### Exercise prompt
Give back exactly the lines from the beginning of the listing below to the line holding "plt.rcParams['axes.unicode_minus'] = False", both ends included; the pictures stay out.

### Excerpted records
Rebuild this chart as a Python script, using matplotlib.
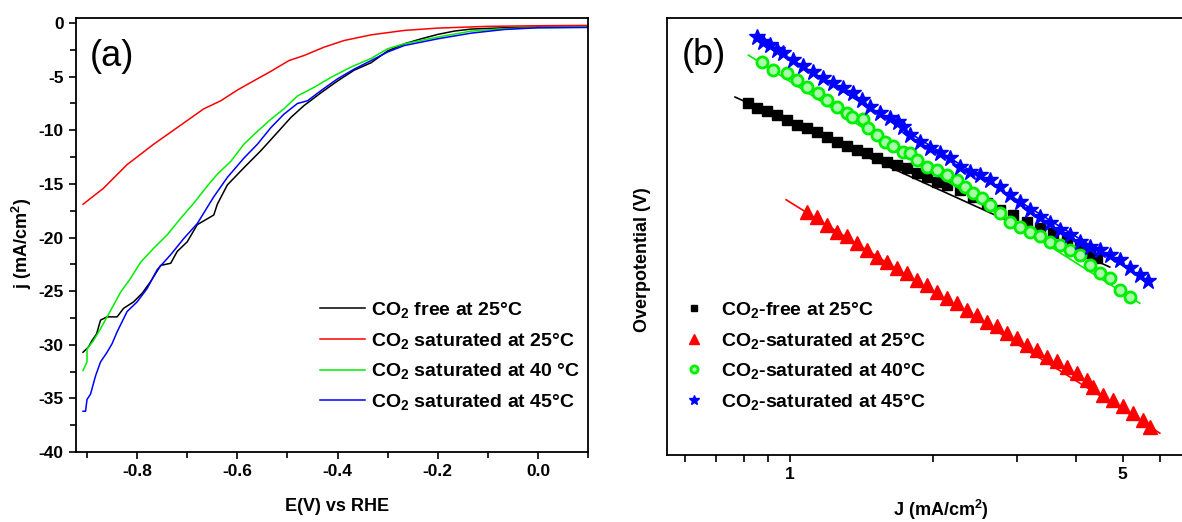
import matplotlib
matplotlib.use("Agg")
from matplotlib import pyplot as plt
from matplotlib import ticker as mtick

plt.rcParams['font.family'] = ['Liberation Sans', 'DejaVu Sans']
plt.rcParams['font.weight'] = 'bold'
plt.rcParams['axes.labelweight'] = 'bold'
plt.rcParams['mathtext.default'] = 'regular'
plt.rcParams['axes.unicode_minus'] = False

# --- (a) polarisation curves: E (V vs RHE) and j (mA/cm2) ---
e_free = [-0.908, -0.897, -0.89, -0.881, -0.873, -0.86, -0.84, -0.827, -0.807, -0.79, -0.773,
          -0.753, -0.733, -0.72, -0.70, -0.68, -0.647, -0.64, -0.62, -0.587, -0.553, -0.52,
          -0.493, -0.467, -0.433, -0.40, -0.367, -0.333, -0.30, -0.267, -0.233, -0.20, -0.167,
          -0.133, -0.067, 0.0, 0.10]
j_free = [-30.7, -30.2, -29.6, -29.0, -27.7, -27.4, -27.4, -26.6, -26.0, -25.2, -24.1,
          -22.6, -22.4, -21.3, -20.4, -18.8, -17.9, -16.9, -15.1, -13.5, -11.9, -10.2,
          -8.8, -7.7, -6.5, -5.4, -4.4, -3.7, -2.6, -1.94, -1.47, -1.06, -0.75,
          -0.56, -0.44, -0.38, -0.38]

e_sat25 = [-0.908, -0.867, -0.82, -0.767, -0.72, -0.667, -0.633, -0.60, -0.56, -0.533, -0.497,
           -0.467, -0.427, -0.387, -0.333, -0.267, -0.20, -0.10, 0.0, 0.10]
j_sat25 = [-16.9, -15.4, -13.2, -11.3, -9.75, -8.0, -7.25, -6.25, -5.2, -4.5, -3.5,
           -3.03, -2.25, -1.63, -1.1, -0.69, -0.47, -0.31, -0.25, -0.22]

e_sat40 = [-0.908, -0.90, -0.90, -0.887, -0.873, -0.86, -0.847, -0.833, -0.813, -0.793, -0.767,
           -0.74, -0.713, -0.687, -0.66, -0.64, -0.613, -0.587, -0.56, -0.533, -0.507, -0.48,
           -0.447, -0.413, -0.373, -0.333, -0.30, -0.267, -0.20, -0.133, -0.067, 0.0, 0.10]
j_sat40 = [-32.4, -31.6, -30.4, -29.6, -28.5, -27.4, -26.3, -25.1, -23.8, -22.3, -21.0,
           -19.75, -18.2, -16.8, -15.2, -14.1, -12.9, -11.3, -10.1, -8.97, -8.0, -6.8,
           -6.0, -5.06, -4.1, -3.3, -2.4, -1.94, -1.31, -0.75, -0.53, -0.44, -0.38]

e_sat45 = [-0.908, -0.903, -0.90, -0.893, -0.883, -0.873, -0.86, -0.85, -0.84, -0.82, -0.80,
           -0.78, -0.76, -0.733, -0.707, -0.68, -0.647, -0.62, -0.587, -0.56, -0.533, -0.507,
           -0.48, -0.46, -0.433, -0.40, -0.367, -0.333, -0.30, -0.267, -0.20, -0.133, -0.067,
           0.0, 0.10]
j_sat45 = [-36.2, -36.2, -35.1, -34.6, -32.9, -31.6, -30.7, -29.9, -28.8, -26.9, -26.0,
           -24.75, -23.0, -21.6, -20.1, -18.7, -16.2, -14.4, -12.6, -11.3, -9.75, -8.5,
           -7.5, -7.25, -6.3, -5.2, -4.3, -3.5, -2.7, -2.1, -1.47, -0.94, -0.6,
           -0.44, -0.41]

labels_a = ['CO$_2$ free at 25°C', 'CO$_2$ saturated at 25°C',
            'CO$_2$ saturated at 40 °C', 'CO$_2$ saturated at 45°C']

# --- (b) Tafel plots: J (mA/cm2) against overpotential ---
tj_free = [0.817, 0.851, 0.894, 0.938, 0.984, 1.033, 1.084, 1.138, 1.194, 1.253, 1.315,
           1.381, 1.449, 1.521, 1.596, 1.676, 1.759, 1.846, 1.937, 2.033, 2.134, 2.276,
           2.427, 2.590, 2.762, 2.945, 3.143, 3.352, 3.574, 3.814, 4.067, 4.269, 4.410]
eta_free = [0.805, 0.793, 0.786, 0.778, 0.767, 0.755, 0.748, 0.740, 0.728, 0.717, 0.706,
            0.698, 0.690, 0.679, 0.671, 0.664, 0.656, 0.645, 0.637, 0.625, 0.618, 0.606,
            0.591, 0.576, 0.561, 0.549, 0.534, 0.519, 0.507, 0.492, 0.477, 0.462, 0.450]
fit_j_free = [0.766, 4.70]
fit_eta_free = [0.819, 0.430]

tj_sat25 = [1.084, 1.138, 1.194, 1.253, 1.315, 1.381, 1.449, 1.521, 1.596, 1.676, 1.759,
            1.846, 1.937, 2.033, 2.134, 2.240, 2.350, 2.467, 2.590, 2.718, 2.853, 2.995,
            3.143, 3.299, 3.462, 3.634, 3.814, 4.003, 4.201, 4.337, 4.551, 4.777, 5.014,
            5.262, 5.523, 5.706]
eta_sat25 = [0.557, 0.545, 0.526, 0.511, 0.500, 0.484, 0.469, 0.454, 0.442, 0.427, 0.416,
             0.400, 0.389, 0.374, 0.359, 0.347, 0.332, 0.320, 0.305, 0.294, 0.278, 0.267,
             0.252, 0.240, 0.225, 0.214, 0.202, 0.187, 0.172, 0.156, 0.137, 0.126, 0.111,
             0.095, 0.080, 0.065]
fit_j_sat25 = [0.981, 5.989]
fit_eta_sat25 = [0.584, 0.050]

tj_sat40 = [0.872, 0.922, 0.984, 1.033, 1.084, 1.147, 1.194, 1.253, 1.315, 1.348, 1.426,
            1.461, 1.521, 1.583, 1.648, 1.730, 1.787, 1.846, 1.937, 2.033, 2.134, 2.240,
            2.331, 2.427, 2.528, 2.632, 2.762, 2.899, 3.043, 3.193, 3.352, 3.518, 3.692,
            3.875, 4.067, 4.269, 4.480, 4.702, 4.935, 5.180]
eta_sat40 = [0.900, 0.881, 0.873, 0.858, 0.843, 0.828, 0.812, 0.797, 0.782, 0.774, 0.768,
             0.748, 0.732, 0.717, 0.706, 0.694, 0.690, 0.675, 0.660, 0.652, 0.641, 0.629,
             0.614, 0.599, 0.587, 0.572, 0.553, 0.534, 0.522, 0.511, 0.500, 0.488, 0.481,
             0.469, 0.458, 0.435, 0.416, 0.404, 0.378, 0.362]
fit_j_sat40 = [0.817, 5.437]
fit_eta_sat40 = [0.915, 0.347]

tj_sat45 = [0.851, 0.879, 0.908, 0.938, 0.968, 1.016, 1.066, 1.119, 1.175, 1.233, 1.294,
            1.358, 1.415, 1.473, 1.546, 1.622, 1.689, 1.730, 1.787, 1.876, 1.969, 2.066,
            2.169, 2.276, 2.389, 2.507, 2.631, 2.762, 2.899, 3.043, 3.193, 3.352, 3.518,
            3.692, 3.875, 4.067, 4.269, 4.480, 4.702, 4.935, 5.180, 5.437, 5.658]
eta_sat45 = [0.957, 0.946, 0.938, 0.927, 0.919, 0.904, 0.889, 0.877, 0.862, 0.851, 0.839,
             0.828, 0.812, 0.797, 0.782, 0.770, 0.763, 0.751, 0.732, 0.717, 0.702, 0.690,
             0.679, 0.660, 0.648, 0.641, 0.629, 0.614, 0.595, 0.580, 0.561, 0.545, 0.530,
             0.515, 0.503, 0.488, 0.477, 0.469, 0.458, 0.446, 0.427, 0.412, 0.397]
fit_j_sat45 = [0.85, 5.70]
fit_eta_sat45 = [0.955, 0.395]

labels_b = ['CO$_2$-free at 25°C', 'CO$_2$-saturated at 25°C',
            'CO$_2$-saturated at 40°C', 'CO$_2$-saturated at 45°C']

colors = ['black', '#ff0000', '#00ee00', '#0000ff']


def style_axes(ax):
    for sp in ax.spines.values():
        sp.set_linewidth(1.3)
    ax.tick_params(which='both', direction='out', width=1.2, labelsize=12.5, top=False, right=False)
    ax.tick_params(which='major', length=5, pad=4)
    ax.tick_params(which='minor', length=4)


fig = plt.figure(figsize=(11.82, 5.22), dpi=100)

# panel (a)
ax1 = fig.add_axes([0.0643, 0.1341, 0.4332, 0.8314])
series_a = [(e_free, j_free), (e_sat25, j_sat25), (e_sat40, j_sat40), (e_sat45, j_sat45)]
for (e, j), c, lab in zip(series_a, colors, labels_a):
    ax1.plot(e, j, color=c, lw=1.1, label=lab)
ax1.set_xlim(-0.922, 0.10)
ax1.set_ylim(-40, 0.47)
ax1.xaxis.set_major_locator(mtick.MultipleLocator(0.2))
ax1.xaxis.set_minor_locator(mtick.MultipleLocator(0.1))
ax1.xaxis.set_major_formatter(mtick.FormatStrFormatter('%.1f'))
ax1.yaxis.set_major_locator(mtick.MultipleLocator(5))
ax1.yaxis.set_minor_locator(mtick.MultipleLocator(2.5))
style_axes(ax1)
ax1.set_xlabel('E(V) vs RHE', fontsize=13)
ax1.set_ylabel('j (mA/cm$^2$)', fontsize=13)
ax1.xaxis.set_label_coords(0.51, -0.106)
ax1.yaxis.set_label_coords(-0.082, 0.48)
ax1.text(0.027, 0.912, '(a)', transform=ax1.transAxes, fontsize=26, fontweight='normal',
         ha='left', va='center')
ax1.legend(loc='upper left', bbox_to_anchor=(0.477, 0.35), frameon=False, fontsize=14,
           handlelength=2.3, handletextpad=0.3, labelspacing=0.55, borderpad=0,
           borderaxespad=0)

# panel (b)
ax2 = fig.add_axes([0.5643, 0.1284, 0.4442, 0.8372])
ax2.set_xscale('log')
series_b = [(tj_free, eta_free, fit_j_free, fit_eta_free, 's', 7.5),
            (tj_sat25, eta_sat25, fit_j_sat25, fit_eta_sat25, '^', 10.5),
            (tj_sat40, eta_sat40, fit_j_sat40, fit_eta_sat40, 'o', 8),
            (tj_sat45, eta_sat45, fit_j_sat45, fit_eta_sat45, '*', 12)]
handles = []
for (tj, eta, fj, fe, m, ms), c in zip(series_b, colors):
    ax2.plot(fj, fe, color=c, lw=1.2)
    if m == 'o':
        h, = ax2.plot(tj, eta, ls='none', marker=m, ms=ms, mfc='#a6ffa6', mec=c, mew=2.0)
    else:
        h, = ax2.plot(tj, eta, ls='none', marker=m, ms=ms, color=c, mec=c)
    handles.append(h)
ax2.set_xlim(0.551, 7.0)
ax2.set_ylim(0.0, 1.0)
ax2.set_xticks([1, 5])
ax2.set_xticklabels(['1', '5'])
ax2.xaxis.set_minor_locator(mtick.FixedLocator([0.6, 0.7, 0.8, 0.9, 2, 3, 4, 6]))
ax2.xaxis.set_minor_formatter(mtick.NullFormatter())
ax2.set_yticks([])
style_axes(ax2)
ax2.tick_params(which='minor', length=5)
ax2.set_xlabel('J (mA/cm$^2$)', fontsize=13)
ax2.set_ylabel('Overpotential (V)', fontsize=13)
ax2.xaxis.set_label_coords(0.522, -0.098)
ax2.yaxis.set_label_coords(-0.030, 0.447)
ax2.text(0.029, 0.915, '(b)', transform=ax2.transAxes, fontsize=26, fontweight='normal',
         ha='left', va='center')
ax2.legend(handles, labels_b, loc='upper left', bbox_to_anchor=(0.032, 0.355), frameon=False,
           fontsize=14, markerscale=0.65, handlelength=1.0, handletextpad=0.9,
           labelspacing=0.55, borderpad=0, borderaxespad=0)

fig.savefig('out.png', dpi=100)
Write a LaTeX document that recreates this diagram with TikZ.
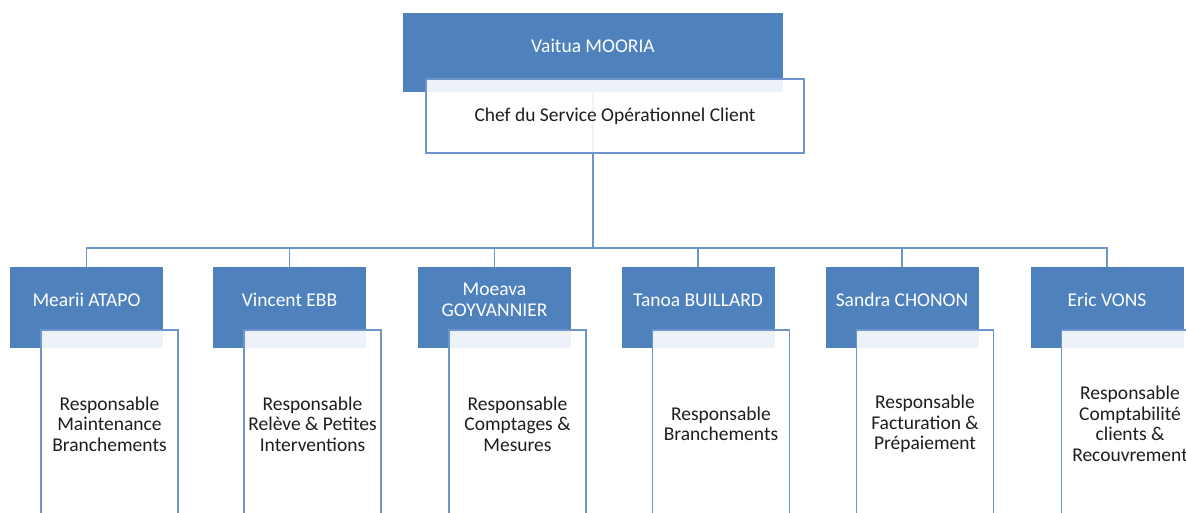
\documentclass[tikz,border=0pt]{standalone}
\usepackage{fontspec}
\setmainfont{Carlito}
\definecolor{boxblue}{RGB}{79,129,189}
\definecolor{edgeblue}{RGB}{110,148,204}
\definecolor{ink}{RGB}{30,30,30}
\begin{document}
\begin{tikzpicture}[x=1pt,y=1pt,
  every node/.style={font=\fontsize{19.5}{20.5}\selectfont},
  namebox/.style={rectangle,fill=boxblue,draw=none,minimum width=#1,inner sep=0pt},
  rolebox/.style={rectangle,draw=edgeblue,line width=1.1pt,fill=white,fill opacity=0.9,draw opacity=1,inner sep=0pt},
  nametext/.style={text=white,align=center,inner sep=0pt},
  roletext/.style={text=ink,align=center,inner sep=0pt},
  link/.style={draw=edgeblue,line width=1.1pt}]
\clip (0,0) rectangle (1186,513);
\fill[white] (0,0) rectangle (1186,513);

% head of the service
\node[namebox=380pt,minimum height=79pt] (b0) at (593,460.5) {};
\coordinate (bus) at (593,265);

% the six team leaders
\foreach \i/\x in {1/86.5,2/289.5,3/494.5,4/698,5/902,6/1107}{
  \node[namebox=153pt,minimum height=81pt] (c\i) at (\x,205.5) {};
}

% reporting lines
\draw[link] (b0.south) -- (bus);
\foreach \i in {1,...,6}{
  \draw[link] (c\i.north) |- (bus);
}

% role boxes
\node[rolebox,minimum width=378pt,minimum height=74pt] (r0) at (615,397) {};
\foreach \i/\x in {1/109.5,2/312.5,3/517.5,4/721,5/925,6/1130}{
  \node[rolebox,minimum width=137pt,minimum height=190pt] (r\i) at (\x,88) {};
}

% texts
\node[nametext] (n0) at (593,467) {Vaitua MOORIA};
\node[roletext] (t0) at (615,397) {Chef du Service Opérationnel Client};

\node[nametext] (n1) at (86.5,213) {Mearii ATAPO};
\node[nametext] (n2) at (289.5,213) {Vincent EBB};
\node[nametext] (n3) at (494.5,213) {Moeava\\GOYVANNIER};
\node[nametext] (n4) at (698,213) {Tanoa BUILLARD};
\node[nametext] (n5) at (902,213) {Sandra CHONON};
\node[nametext] (n6) at (1107,213) {Eric VONS};

\node[roletext] (t1) at (109.5,89) {Responsable\\Maintenance\\Branchements};
\node[roletext] (t2) at (312.5,89) {Responsable\\Relève \& Petites\\Interventions};
\node[roletext] (t3) at (517.5,89) {Responsable\\Comptages \&\\Mesures};
\node[roletext] (t4) at (721,89) {Responsable\\Branchements};
\node[roletext] (t5) at (925,89) {Responsable\\Facturation \&\\Prépaiement};
\node[roletext] (t6) at (1130,89) {Responsable\\Comptabilité\\clients \&\\Recouvrement};
\end{tikzpicture}
\end{document}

### Task solution
Rebuild this chart as a Python script, using matplotlib.
import matplotlib
matplotlib.use("Agg")
from matplotlib import pyplot as plt
from matplotlib import ticker as mtick

plt.rcParams['font.family'] = ['Liberation Sans', 'DejaVu Sans']
plt.rcParams['font.weight'] = 'bold'
plt.rcParams['axes.labelweight'] = 'bold'
plt.rcParams['mathtext.default'] = 'regular'
plt.rcParams['axes.unicode_minus'] = False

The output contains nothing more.